On occasion certain young men might have been known to add a bit of marijuana to the simmering mix, resulting in great amusement and laughter from all who consumed this addicting combination of flavors.
- 1 inch ginger, pounded
- 6 cloves garlic, pounded
- 1 medium onion, sliced and pounded
- 4-5 medium tomatoes, seeded and sliced thin
- 1 T oil or more as necessary
- ½ t turmeric
- 1 t chili powder (or more to taste)
- 2 medium potatoes, medium dice
- 2-3 chicken legs, deboned and medium dice
- salt or fish sauce to taste
Prepare the curry gravy by pounding the ginger, garlic and onions in a mortar and pestle. Heat the oil and add the turmeric and chili powder. Add the ginger, garlic and onions and sweat.

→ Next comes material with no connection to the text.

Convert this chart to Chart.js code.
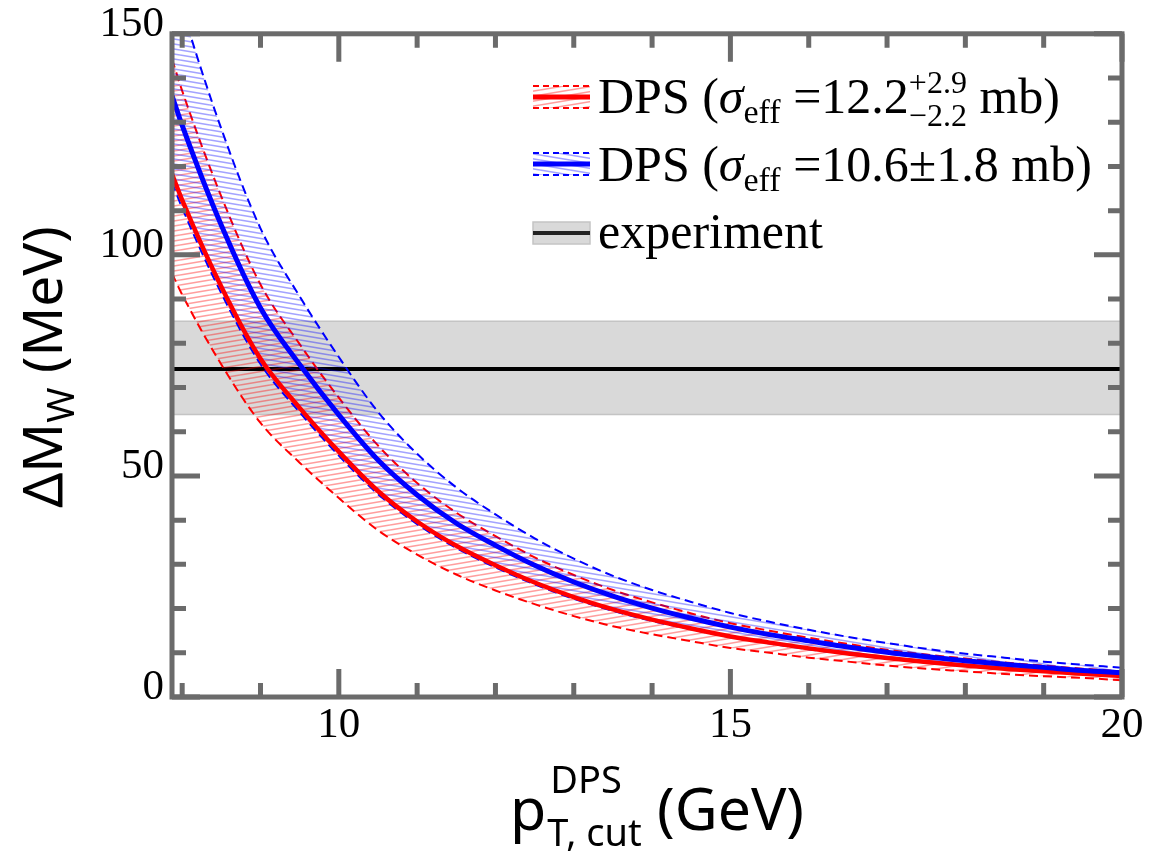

Add the chicken and allow to fry and sear.
Add the tomatoes and fry, add the potatoes and 1/4 c chicken broth or water if necessary. Allow to simmer 15 mins. (1 T of tomato puree can be substituted for fresh tomatoes.)
Add salt or fish sauce to taste.
Dark chicken meat is much better for this dish than is chicken breast as it is allowed to stew for a little while. In Myanmar they prefer to leave the bone in and chop the legs up into chunks. The marrow from the bone adds flavor to the meal.